Source code of charts
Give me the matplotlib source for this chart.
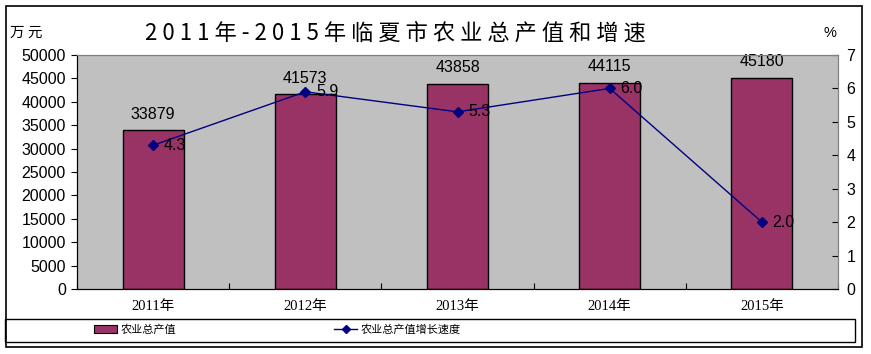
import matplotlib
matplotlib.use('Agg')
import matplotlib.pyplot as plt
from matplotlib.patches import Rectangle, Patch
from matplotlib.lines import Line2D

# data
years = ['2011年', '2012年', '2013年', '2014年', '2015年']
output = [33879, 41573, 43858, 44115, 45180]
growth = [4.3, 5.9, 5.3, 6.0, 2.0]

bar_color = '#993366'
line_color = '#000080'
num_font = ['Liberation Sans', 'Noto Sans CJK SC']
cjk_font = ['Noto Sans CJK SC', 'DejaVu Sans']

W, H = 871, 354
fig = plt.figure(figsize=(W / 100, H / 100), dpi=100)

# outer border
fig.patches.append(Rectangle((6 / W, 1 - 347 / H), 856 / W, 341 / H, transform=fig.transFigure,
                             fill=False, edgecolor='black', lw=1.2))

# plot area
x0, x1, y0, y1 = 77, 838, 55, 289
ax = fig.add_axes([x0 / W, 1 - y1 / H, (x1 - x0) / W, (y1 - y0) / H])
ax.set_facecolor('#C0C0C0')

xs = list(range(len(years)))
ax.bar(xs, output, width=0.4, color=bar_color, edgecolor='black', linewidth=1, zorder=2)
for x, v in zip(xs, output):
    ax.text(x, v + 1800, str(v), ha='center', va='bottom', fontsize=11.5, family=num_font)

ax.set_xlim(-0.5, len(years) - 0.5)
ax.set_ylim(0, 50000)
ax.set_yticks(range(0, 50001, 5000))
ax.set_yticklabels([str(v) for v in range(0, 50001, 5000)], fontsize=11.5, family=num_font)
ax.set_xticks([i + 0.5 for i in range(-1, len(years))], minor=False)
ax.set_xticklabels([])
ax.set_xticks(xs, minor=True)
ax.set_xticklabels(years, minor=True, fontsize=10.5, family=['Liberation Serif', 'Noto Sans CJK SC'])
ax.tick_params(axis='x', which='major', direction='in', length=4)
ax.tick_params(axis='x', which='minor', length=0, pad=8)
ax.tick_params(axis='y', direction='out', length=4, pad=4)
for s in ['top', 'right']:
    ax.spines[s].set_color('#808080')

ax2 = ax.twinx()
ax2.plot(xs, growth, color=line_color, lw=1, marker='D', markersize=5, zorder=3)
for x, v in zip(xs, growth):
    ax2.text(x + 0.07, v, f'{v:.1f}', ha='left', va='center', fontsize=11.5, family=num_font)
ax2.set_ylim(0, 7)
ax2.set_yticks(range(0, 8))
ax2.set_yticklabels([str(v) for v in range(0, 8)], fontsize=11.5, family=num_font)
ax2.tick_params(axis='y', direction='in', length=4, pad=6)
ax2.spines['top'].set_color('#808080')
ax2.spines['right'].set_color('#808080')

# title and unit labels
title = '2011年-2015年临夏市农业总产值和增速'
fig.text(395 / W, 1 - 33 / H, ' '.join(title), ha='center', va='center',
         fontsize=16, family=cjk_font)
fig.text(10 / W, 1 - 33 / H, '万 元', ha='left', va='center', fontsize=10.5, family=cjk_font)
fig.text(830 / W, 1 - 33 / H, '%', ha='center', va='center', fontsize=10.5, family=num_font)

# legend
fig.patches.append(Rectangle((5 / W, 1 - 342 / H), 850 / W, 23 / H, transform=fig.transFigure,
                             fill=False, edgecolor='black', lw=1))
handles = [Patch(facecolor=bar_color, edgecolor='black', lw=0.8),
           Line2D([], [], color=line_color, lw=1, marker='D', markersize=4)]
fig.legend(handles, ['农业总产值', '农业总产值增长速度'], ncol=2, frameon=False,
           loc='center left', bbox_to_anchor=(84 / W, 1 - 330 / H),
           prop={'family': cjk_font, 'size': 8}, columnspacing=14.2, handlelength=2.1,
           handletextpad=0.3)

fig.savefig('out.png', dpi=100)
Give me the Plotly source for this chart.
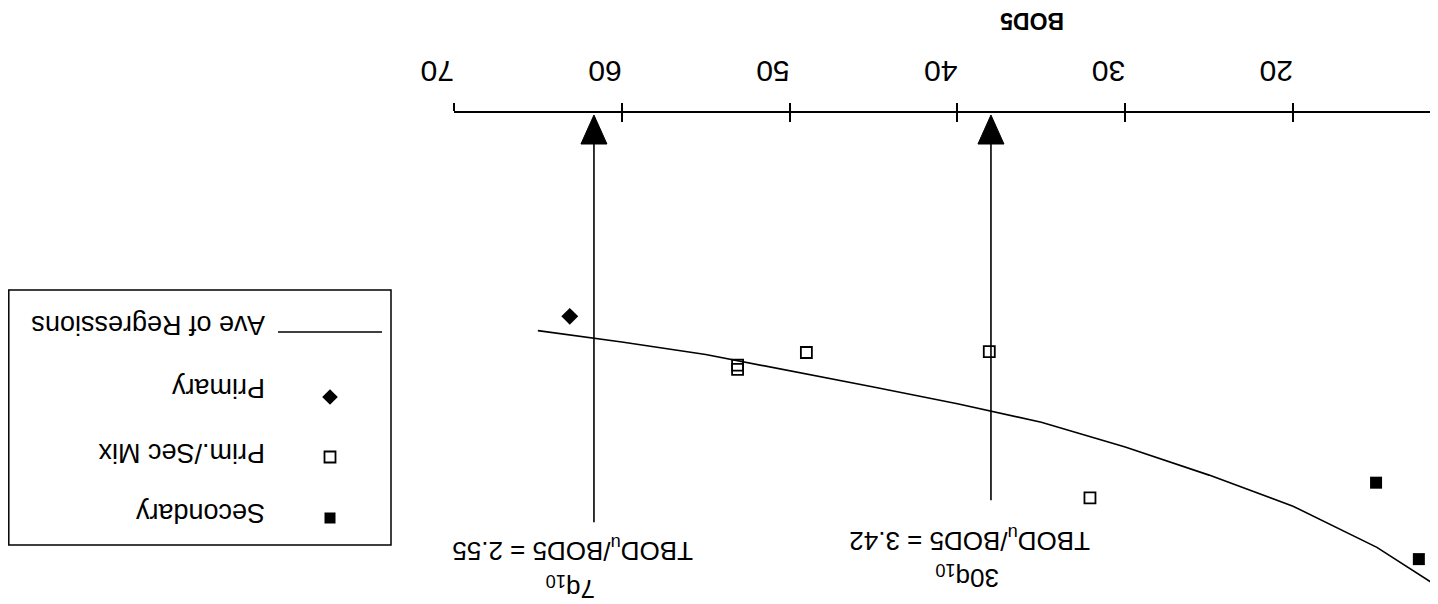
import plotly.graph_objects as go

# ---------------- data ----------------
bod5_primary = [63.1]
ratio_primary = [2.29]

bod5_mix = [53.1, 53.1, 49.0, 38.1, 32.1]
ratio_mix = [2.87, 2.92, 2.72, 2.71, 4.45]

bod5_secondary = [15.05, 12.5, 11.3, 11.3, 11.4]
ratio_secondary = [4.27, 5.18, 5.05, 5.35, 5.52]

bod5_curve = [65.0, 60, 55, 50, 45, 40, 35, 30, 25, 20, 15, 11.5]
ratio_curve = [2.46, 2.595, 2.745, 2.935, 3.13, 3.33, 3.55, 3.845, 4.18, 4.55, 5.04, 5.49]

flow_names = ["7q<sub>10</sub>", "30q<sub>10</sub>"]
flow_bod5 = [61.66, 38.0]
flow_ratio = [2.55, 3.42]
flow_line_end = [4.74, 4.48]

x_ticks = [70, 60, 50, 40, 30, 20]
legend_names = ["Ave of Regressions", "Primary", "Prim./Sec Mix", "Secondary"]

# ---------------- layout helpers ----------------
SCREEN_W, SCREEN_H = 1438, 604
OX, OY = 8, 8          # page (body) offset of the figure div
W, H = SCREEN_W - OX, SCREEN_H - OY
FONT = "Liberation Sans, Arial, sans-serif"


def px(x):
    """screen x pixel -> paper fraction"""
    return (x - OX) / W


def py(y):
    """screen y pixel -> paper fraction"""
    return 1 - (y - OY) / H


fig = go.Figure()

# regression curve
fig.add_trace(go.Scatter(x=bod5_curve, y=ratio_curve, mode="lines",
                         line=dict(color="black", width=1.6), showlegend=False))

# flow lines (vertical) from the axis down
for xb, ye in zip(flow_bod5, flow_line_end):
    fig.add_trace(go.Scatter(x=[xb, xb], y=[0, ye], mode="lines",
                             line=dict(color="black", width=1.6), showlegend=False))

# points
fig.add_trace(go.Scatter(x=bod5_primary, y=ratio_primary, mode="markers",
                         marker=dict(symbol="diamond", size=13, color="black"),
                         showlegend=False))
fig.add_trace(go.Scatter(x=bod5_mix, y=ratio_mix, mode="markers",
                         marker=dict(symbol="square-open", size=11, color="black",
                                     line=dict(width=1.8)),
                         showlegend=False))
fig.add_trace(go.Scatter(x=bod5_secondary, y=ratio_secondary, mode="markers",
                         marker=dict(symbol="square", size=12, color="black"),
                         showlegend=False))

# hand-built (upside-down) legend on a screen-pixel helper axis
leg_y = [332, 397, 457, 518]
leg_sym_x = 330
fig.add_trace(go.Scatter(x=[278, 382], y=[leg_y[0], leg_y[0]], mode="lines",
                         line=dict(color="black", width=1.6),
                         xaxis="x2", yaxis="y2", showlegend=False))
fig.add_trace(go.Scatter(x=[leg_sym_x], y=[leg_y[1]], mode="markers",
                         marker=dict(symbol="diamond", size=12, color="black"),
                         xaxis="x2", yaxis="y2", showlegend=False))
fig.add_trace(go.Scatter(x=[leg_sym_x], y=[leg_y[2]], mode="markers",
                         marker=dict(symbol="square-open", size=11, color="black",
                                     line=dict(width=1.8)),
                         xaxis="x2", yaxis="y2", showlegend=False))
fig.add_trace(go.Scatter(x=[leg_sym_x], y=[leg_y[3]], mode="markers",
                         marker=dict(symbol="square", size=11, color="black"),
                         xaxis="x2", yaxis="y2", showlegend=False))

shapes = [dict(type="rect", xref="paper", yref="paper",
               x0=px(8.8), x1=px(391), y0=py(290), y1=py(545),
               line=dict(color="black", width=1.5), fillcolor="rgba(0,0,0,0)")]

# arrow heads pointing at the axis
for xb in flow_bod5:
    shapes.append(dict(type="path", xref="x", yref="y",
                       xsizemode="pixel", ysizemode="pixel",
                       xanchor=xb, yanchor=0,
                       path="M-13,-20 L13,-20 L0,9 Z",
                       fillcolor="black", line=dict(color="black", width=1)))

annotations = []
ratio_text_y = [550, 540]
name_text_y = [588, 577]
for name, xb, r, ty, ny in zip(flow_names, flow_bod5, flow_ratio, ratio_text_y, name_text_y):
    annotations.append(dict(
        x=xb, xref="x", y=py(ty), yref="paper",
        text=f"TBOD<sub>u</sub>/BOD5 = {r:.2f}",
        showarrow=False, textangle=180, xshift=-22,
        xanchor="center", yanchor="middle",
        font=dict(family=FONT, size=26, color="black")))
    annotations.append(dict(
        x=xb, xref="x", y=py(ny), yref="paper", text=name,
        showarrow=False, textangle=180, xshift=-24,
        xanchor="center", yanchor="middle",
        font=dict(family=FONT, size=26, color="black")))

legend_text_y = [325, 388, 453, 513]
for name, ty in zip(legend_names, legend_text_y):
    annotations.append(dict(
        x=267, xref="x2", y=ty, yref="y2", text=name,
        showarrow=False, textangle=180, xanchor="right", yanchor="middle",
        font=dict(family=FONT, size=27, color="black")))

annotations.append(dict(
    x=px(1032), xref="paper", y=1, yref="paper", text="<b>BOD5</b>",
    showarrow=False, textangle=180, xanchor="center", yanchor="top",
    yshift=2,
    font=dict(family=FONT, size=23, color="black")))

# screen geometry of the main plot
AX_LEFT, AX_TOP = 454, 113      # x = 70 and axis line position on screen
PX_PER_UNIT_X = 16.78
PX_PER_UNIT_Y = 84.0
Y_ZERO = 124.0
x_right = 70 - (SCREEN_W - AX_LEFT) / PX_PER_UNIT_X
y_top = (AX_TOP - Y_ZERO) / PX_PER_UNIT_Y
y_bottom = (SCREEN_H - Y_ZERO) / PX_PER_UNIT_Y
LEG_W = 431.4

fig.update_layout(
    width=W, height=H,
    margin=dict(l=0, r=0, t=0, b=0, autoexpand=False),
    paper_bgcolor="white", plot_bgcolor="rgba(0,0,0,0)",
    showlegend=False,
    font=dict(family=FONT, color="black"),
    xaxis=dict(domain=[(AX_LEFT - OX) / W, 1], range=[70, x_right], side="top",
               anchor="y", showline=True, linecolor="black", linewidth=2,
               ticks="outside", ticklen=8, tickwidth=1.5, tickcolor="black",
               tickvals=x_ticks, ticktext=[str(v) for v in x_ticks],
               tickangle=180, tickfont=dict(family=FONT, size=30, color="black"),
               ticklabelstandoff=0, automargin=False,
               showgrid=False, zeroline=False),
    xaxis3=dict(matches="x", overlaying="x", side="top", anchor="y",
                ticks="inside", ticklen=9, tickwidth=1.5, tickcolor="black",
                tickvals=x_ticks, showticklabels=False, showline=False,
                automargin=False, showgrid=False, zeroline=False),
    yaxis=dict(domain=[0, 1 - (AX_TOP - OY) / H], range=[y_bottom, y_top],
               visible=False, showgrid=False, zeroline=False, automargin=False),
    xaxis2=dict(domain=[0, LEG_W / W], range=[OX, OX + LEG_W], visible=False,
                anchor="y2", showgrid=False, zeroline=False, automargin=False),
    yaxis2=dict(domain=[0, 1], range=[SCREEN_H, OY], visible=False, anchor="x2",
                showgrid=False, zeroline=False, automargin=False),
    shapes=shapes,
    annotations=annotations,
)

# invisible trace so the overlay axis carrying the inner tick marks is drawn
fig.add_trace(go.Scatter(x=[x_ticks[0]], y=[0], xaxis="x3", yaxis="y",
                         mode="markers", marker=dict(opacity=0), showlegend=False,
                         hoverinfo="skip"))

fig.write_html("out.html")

> [Task instructions]:
Pictures stay out. Repeat only the lines from the beginning of the data through the line that has "from matplotlib.lines import Line2D".

> [Complete response]:
Give me the matplotlib source for this chart.
import matplotlib
matplotlib.use('Agg')
import matplotlib.pyplot as plt
from matplotlib.patches import Rectangle, Patch
from matplotlib.lines import Line2D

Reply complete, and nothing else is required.